Transcribe each line of the material as it is, and drop any picture.

## Dataset extract
----

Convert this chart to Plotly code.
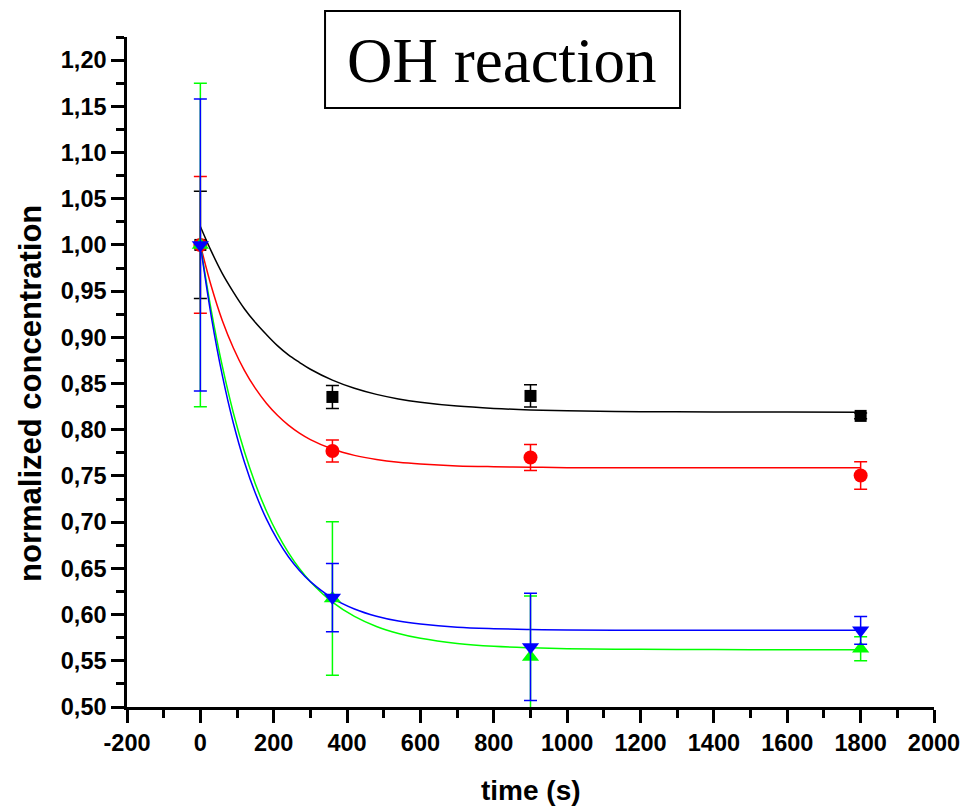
import plotly.graph_objects as go

# ---------------- data ----------------
t_meas = [0, 360, 900, 1800]

black_y = [1.000, 0.8355, 0.8366, 0.815]
black_err = [0.058, 0.0125, 0.012, 0.003]

red_y = [1.000, 0.777, 0.770, 0.7505]
red_err = [0.074, 0.012, 0.014, 0.015]

green_y = [1.000, 0.6174, 0.554, 0.563]
green_err = [0.175, 0.083, 0.066, 0.013]

blue_y = [1.000, 0.6184, 0.565, 0.583]
blue_err = [0.158, 0.037, 0.058, 0.015]

# fitted curves, values
t_fit = [0, 30, 60, 90, 120, 150, 180, 210, 240, 270, 300, 360, 420, 480,
         540, 600, 700, 800, 900, 1000, 1200, 1400, 1600, 1800]
black_fit = [1.020, 0.993, 0.969, 0.949, 0.931, 0.916, 0.903, 0.891, 0.881,
             0.873, 0.8655, 0.8537, 0.8449, 0.8383, 0.8334, 0.8298, 0.8256,
             0.8231, 0.8215, 0.8205, 0.8196, 0.8192, 0.8191, 0.819]
red_fit = [1.000, 0.955, 0.918, 0.8885, 0.8643, 0.8447, 0.8287, 0.8156, 0.805,
           0.7964, 0.7894, 0.7791, 0.7723, 0.7678, 0.7648, 0.7629, 0.7609,
           0.760, 0.7595, 0.759, 0.759, 0.759, 0.759, 0.759]
green_fit = [1.000, 0.9284, 0.8685, 0.8182, 0.7764, 0.7414, 0.7121, 0.6875,
             0.667, 0.6498, 0.6355, 0.6134, 0.598, 0.5871, 0.5796, 0.5743,
             0.5688, 0.5657, 0.5641, 0.5631, 0.5624, 0.5621, 0.562, 0.562]
blue_fit = [1.000, 0.922, 0.8586, 0.8071, 0.7652, 0.7312, 0.7035, 0.681,
            0.6626, 0.6478, 0.6357, 0.6178, 0.606, 0.5982, 0.593, 0.5897,
            0.5863, 0.5847, 0.5838, 0.5834, 0.5831, 0.583, 0.583, 0.583]

x_tickvals = [-200, 0, 200, 400, 600, 800, 1000, 1200, 1400, 1600, 1800, 2000]
x_ticktext = ["-200", "0", "200", "400", "600", "800", "1000", "1200", "1400",
              "1600", "1800", "2000"]
y_tickvals = [0.50, 0.55, 0.60, 0.65, 0.70, 0.75, 0.80, 0.85, 0.90, 0.95,
              1.00, 1.05, 1.10, 1.15, 1.20]
y_ticktext = ["0,50", "0,55", "0,60", "0,65", "0,70", "0,75", "0,80", "0,85",
              "0,90", "0,95", "1,00", "1,05", "1,10", "1,15", "1,20"]

title_text = "OH reaction"
x_title = "time (s)"
y_title = "normalized concentration"

# ---------------- figure ----------------
fig = go.Figure()

fits = [(black_fit, "#000000"), (red_fit, "#ff0000"),
        (green_fit, "#00ff00"), (blue_fit, "#0000ff")]
for yv, col in fits:
    fig.add_trace(go.Scatter(x=t_fit, y=yv, mode="lines",
                             line=dict(color=col, width=1.5, shape="spline"),
                             hoverinfo="skip"))

series = [(black_y, black_err, "#000000", "square", 12),
          (red_y, red_err, "#ff0000", "circle", 14),
          (green_y, green_err, "#00ff00", "triangle-up", 15),
          (blue_y, blue_err, "#0000ff", "triangle-down", 15)]
for yv, ev, col, sym, sz in series:
    fig.add_trace(go.Scatter(
        x=t_meas, y=yv, mode="markers",
        marker=dict(symbol=sym, size=sz, color=col, line=dict(width=0)),
        error_y=dict(type="data", array=ev, visible=True, color=col,
                     thickness=1.5, width=6.5),
        cliponaxis=True))

font_sans = "Liberation Sans, Arial, sans-serif"

fig.update_layout(
    width=964, height=807,
    margin=dict(l=127, r=30, t=37, b=100, autoexpand=False),
    paper_bgcolor="white", plot_bgcolor="white",
    showlegend=False,
    xaxis=dict(range=[-200, 2000], showgrid=False, zeroline=False,
               automargin=False,
               showline=True, linecolor="black", linewidth=2.5,
               ticks="outside", ticklen=13, tickwidth=2.5, tickcolor="black",
               tickvals=x_tickvals, ticktext=x_ticktext,
               tickfont=dict(family=font_sans, size=23.5, color="black",
                             weight="bold"),
               minor=dict(ticks="outside", ticklen=8, tickwidth=2.5,
                          tickcolor="black", dtick=100, tick0=0,
                          showgrid=False)),
    yaxis=dict(range=[0.5, 1.225], showgrid=False, zeroline=False,
               automargin=False,
               showline=True, linecolor="black", linewidth=2.5,
               ticks="outside", ticklen=13, tickwidth=2.5, tickcolor="black",
               tickvals=y_tickvals, ticktext=y_ticktext,
               tickfont=dict(family=font_sans, size=23.5, color="black",
                             weight="bold"),
               minor=dict(ticks="outside", ticklen=8, tickwidth=2.5,
                          tickcolor="black", dtick=0.025, tick0=0.5,
                          showgrid=False)),
)

fig.add_shape(type="rect", xref="paper", yref="paper",
              x0=0.2454, x1=0.6853, y0=0.894, y1=1.0388,
              line=dict(color="black", width=2), fillcolor="white")

fig.add_annotation(text=title_text, xref="paper", yref="paper",
                   x=0.4653, y=0.9642, xanchor="center", yanchor="middle",
                   showarrow=False,
                   font=dict(family="Liberation Serif, Times New Roman, serif",
                             size=63, color="black"))

fig.add_annotation(text=x_title, xref="paper", yref="paper",
                   x=0.5006, y=-0.1239, xanchor="center", yanchor="middle",
                   showarrow=False,
                   font=dict(family=font_sans, size=28, color="black",
                             weight="bold"))

fig.add_annotation(text=y_title, xref="paper", yref="paper",
                   x=-0.119, y=0.4687, xanchor="center", yanchor="middle",
                   textangle=-90, showarrow=False,
                   font=dict(family=font_sans, size=31, color="black",
                             weight="bold"))

fig.write_html("out.html")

----

## Exercise result
Convert this chart to Plotly code.
import plotly.graph_objects as go

# ---------------- data ----------------
t_meas = [0, 360, 900, 1800]

black_y = [1.000, 0.8355, 0.8366, 0.815]
black_err = [0.058, 0.0125, 0.012, 0.003]

red_y = [1.000, 0.777, 0.770, 0.7505]
red_err = [0.074, 0.012, 0.014, 0.015]

green_y = [1.000, 0.6174, 0.554, 0.563]
green_err = [0.175, 0.083, 0.066, 0.013]

blue_y = [1.000, 0.6184, 0.565, 0.583]
blue_err = [0.158, 0.037, 0.058, 0.015]

# fitted curves, values
t_fit = [0, 30, 60, 90, 120, 150, 180, 210, 240, 270, 300, 360, 420, 480,
         540, 600, 700, 800, 900, 1000, 1200, 1400, 1600, 1800]
black_fit = [1.020, 0.993, 0.969, 0.949, 0.931, 0.916, 0.903, 0.891, 0.881,
             0.873, 0.8655, 0.8537, 0.8449, 0.8383, 0.8334, 0.8298, 0.8256,
             0.8231, 0.8215, 0.8205, 0.8196, 0.8192, 0.8191, 0.819]
red_fit = [1.000, 0.955, 0.918, 0.8885, 0.8643, 0.8447, 0.8287, 0.8156, 0.805,
           0.7964, 0.7894, 0.7791, 0.7723, 0.7678, 0.7648, 0.7629, 0.7609,
           0.760, 0.7595, 0.759, 0.759, 0.759, 0.759, 0.759]
green_fit = [1.000, 0.9284, 0.8685, 0.8182, 0.7764, 0.7414, 0.7121, 0.6875,
             0.667, 0.6498, 0.6355, 0.6134, 0.598, 0.5871, 0.5796, 0.5743,
             0.5688, 0.5657, 0.5641, 0.5631, 0.5624, 0.5621, 0.562, 0.562]
blue_fit = [1.000, 0.922, 0.8586, 0.8071, 0.7652, 0.7312, 0.7035, 0.681,
            0.6626, 0.6478, 0.6357, 0.6178, 0.606, 0.5982, 0.593, 0.5897,
            0.5863, 0.5847, 0.5838, 0.5834, 0.5831, 0.583, 0.583, 0.583]

x_tickvals = [-200, 0, 200, 400, 600, 800, 1000, 1200, 1400, 1600, 1800, 2000]
x_ticktext = ["-200", "0", "200", "400", "600", "800", "1000", "1200", "1400",
              "1600", "1800", "2000"]
y_tickvals = [0.50, 0.55, 0.60, 0.65, 0.70, 0.75, 0.80, 0.85, 0.90, 0.95,
              1.00, 1.05, 1.10, 1.15, 1.20]
y_ticktext = ["0,50", "0,55", "0,60", "0,65", "0,70", "0,75", "0,80", "0,85",
              "0,90", "0,95", "1,00", "1,05", "1,10", "1,15", "1,20"]

title_text = "OH reaction"
x_title = "time (s)"
y_title = "normalized concentration"

# ---------------- figure ----------------
fig = go.Figure()

fits = [(black_fit, "#000000"), (red_fit, "#ff0000"),
        (green_fit, "#00ff00"), (blue_fit, "#0000ff")]
for yv, col in fits:
    fig.add_trace(go.Scatter(x=t_fit, y=yv, mode="lines",
                             line=dict(color=col, width=1.5, shape="spline"),
                             hoverinfo="skip"))

series = [(black_y, black_err, "#000000", "square", 12),
          (red_y, red_err, "#ff0000", "circle", 14),
          (green_y, green_err, "#00ff00", "triangle-up", 15),
          (blue_y, blue_err, "#0000ff", "triangle-down", 15)]
for yv, ev, col, sym, sz in series:
    fig.add_trace(go.Scatter(
        x=t_meas, y=yv, mode="markers",
        marker=dict(symbol=sym, size=sz, color=col, line=dict(width=0)),
        error_y=dict(type="data", array=ev, visible=True, color=col,
                     thickness=1.5, width=6.5),
        cliponaxis=True))

font_sans = "Liberation Sans, Arial, sans-serif"

fig.update_layout(
    width=964, height=807,
    margin=dict(l=127, r=30, t=37, b=100, autoexpand=False),
    paper_bgcolor="white", plot_bgcolor="white",
    showlegend=False,
    xaxis=dict(range=[-200, 2000], showgrid=False, zeroline=False,
               automargin=False,
               showline=True, linecolor="black", linewidth=2.5,
               ticks="outside", ticklen=13, tickwidth=2.5, tickcolor="black",
               tickvals=x_tickvals, ticktext=x_ticktext,
               tickfont=dict(family=font_sans, size=23.5, color="black",
                             weight="bold"),
               minor=dict(ticks="outside", ticklen=8, tickwidth=2.5,
                          tickcolor="black", dtick=100, tick0=0,
                          showgrid=False)),
    yaxis=dict(range=[0.5, 1.225], showgrid=False, zeroline=False,
               automargin=False,
               showline=True, linecolor="black", linewidth=2.5,
               ticks="outside", ticklen=13, tickwidth=2.5, tickcolor="black",
               tickvals=y_tickvals, ticktext=y_ticktext,
               tickfont=dict(family=font_sans, size=23.5, color="black",
                             weight="bold"),
               minor=dict(ticks="outside", ticklen=8, tickwidth=2.5,
                          tickcolor="black", dtick=0.025, tick0=0.5,
                          showgrid=False)),
)

fig.add_shape(type="rect", xref="paper", yref="paper",
              x0=0.2454, x1=0.6853, y0=0.894, y1=1.0388,
              line=dict(color="black", width=2), fillcolor="white")

fig.add_annotation(text=title_text, xref="paper", yref="paper",
                   x=0.4653, y=0.9642, xanchor="center", yanchor="middle",
                   showarrow=False,
                   font=dict(family="Liberation Serif, Times New Roman, serif",
                             size=63, color="black"))

fig.add_annotation(text=x_title, xref="paper", yref="paper",
                   x=0.5006, y=-0.1239, xanchor="center", yanchor="middle",
                   showarrow=False,
                   font=dict(family=font_sans, size=28, color="black",
                             weight="bold"))

fig.add_annotation(text=y_title, xref="paper", yref="paper",
                   x=-0.119, y=0.4687, xanchor="center", yanchor="middle",
                   textangle=-90, showarrow=False,
                   font=dict(family=font_sans, size=31, color="black",
                             weight="bold"))

fig.write_html("out.html")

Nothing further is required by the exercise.